Like all great posts I come away with more questions than answers.

For years, salespeople are often asked about their rolodex when entering a job. However, as with this note, I think the ability to bring in a personal network is huge for a job. Especially as it shows the ability to potentially grow a network inside the new work environment. The most effective workers I’ve know have developed a wide-ranging network to accomplish work that often ranges from the security guard to randomly running/exercising and therefore knowing the senior execs.

Avatar photo Bill Brantley

Great post and especially relevant for today. I would argue that instead of controlling the invisible we determine how to reward employees who best utilize the invisible. When the value is in the employees, the best a manager can do is to enroll the employee in the organization’s vision.

Gary Berg-Cross

John,

I heartily agree that we often don’t “know enough to ponder the appropriate intervention strategy (in a complex organization).
There has been quite a bit of thought about this but it is hard to apply. I wrote about this 7 years ago or so.

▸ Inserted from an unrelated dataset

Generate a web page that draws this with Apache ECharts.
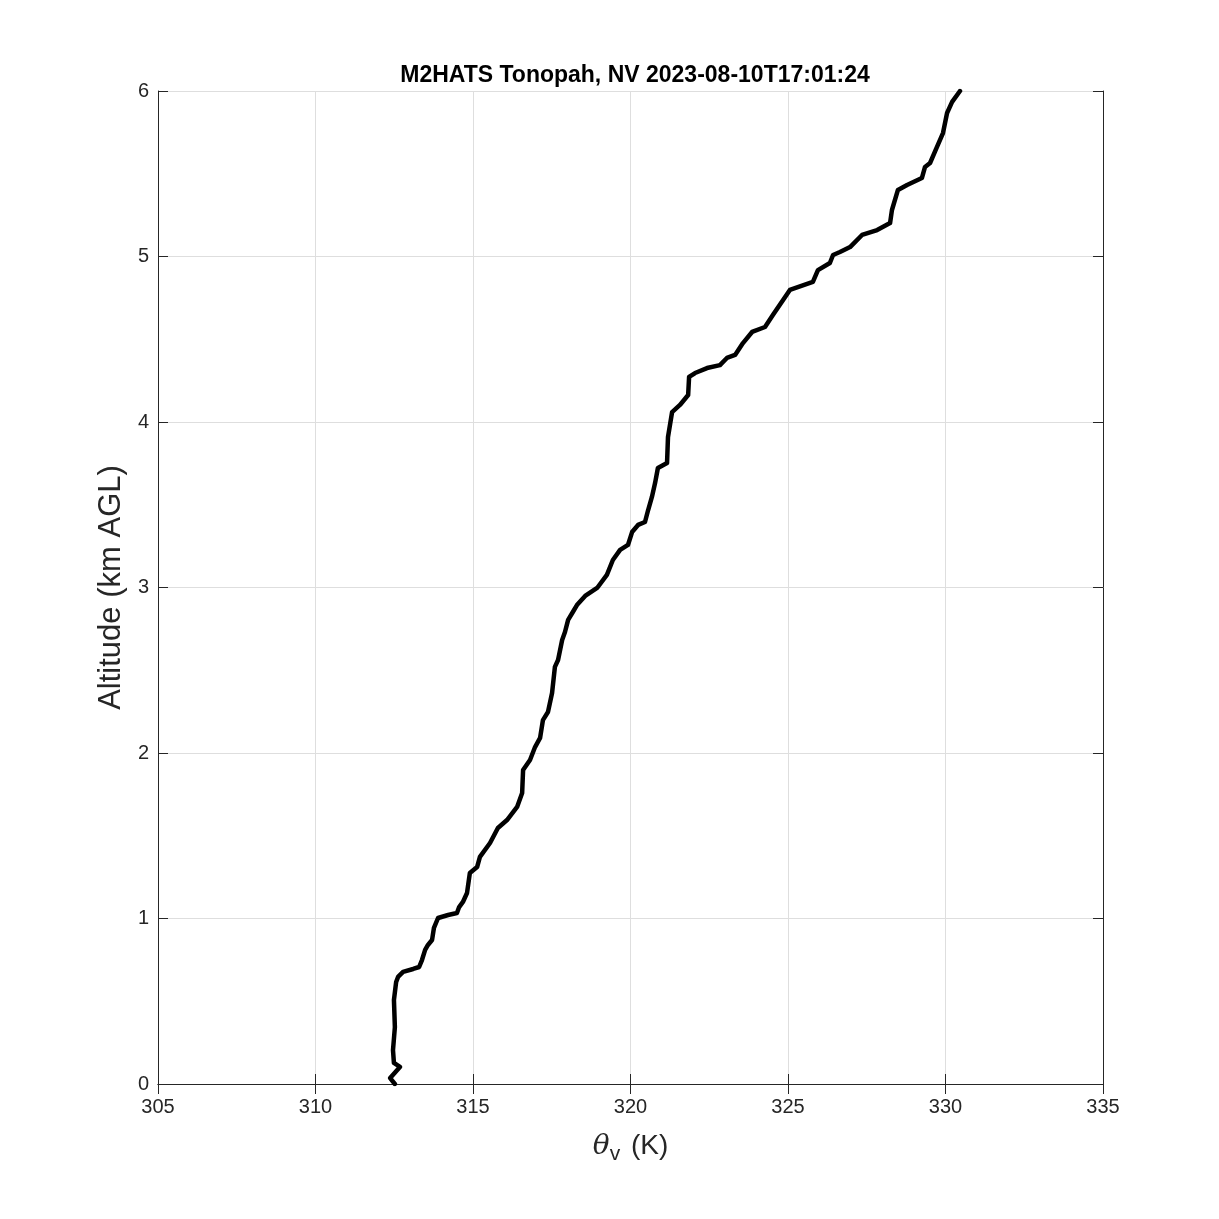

Among the things being tried was Checkland’s Soft-systems approach developed in the 80s and 90s to express and negotiate IT-related change outcomes. SSM was originally defined as an
action research approach, to enable organizational actors to jointly inquire into and learn about organizational problems and appropriate solutions, especially in the IT domain.

There’s a Soft Systems Methodology (SSM) too that uses a shared social cognition approach. SSM provides a set of modeling techniques that enable a systemic approach for inquiring about and theiry resolution.

Generally these “soft” systems perspective recognizes that:

“multiple, competing definitions exist for any purposeful system of human activity. Individuals may simultaneously define multiple purposes for which they understand a system of human-activity to exist. Some of these may coexist and some conflict. Individuals may only become aware of conflicts when called upon to resolve incompatibilities between activities required for one purpose and activities required for a conflicting purpose. But this depends upon those activities being
made explicit, though the definition of systems of human- activity, or “soft” systems.

Like many things these just use a lot of resoruces and not many people are well trained in them.

It takes tine for the separation and surfacing of multiple, “purposeful systems of human-activity”, and an inquiry into how each system view may be achieved.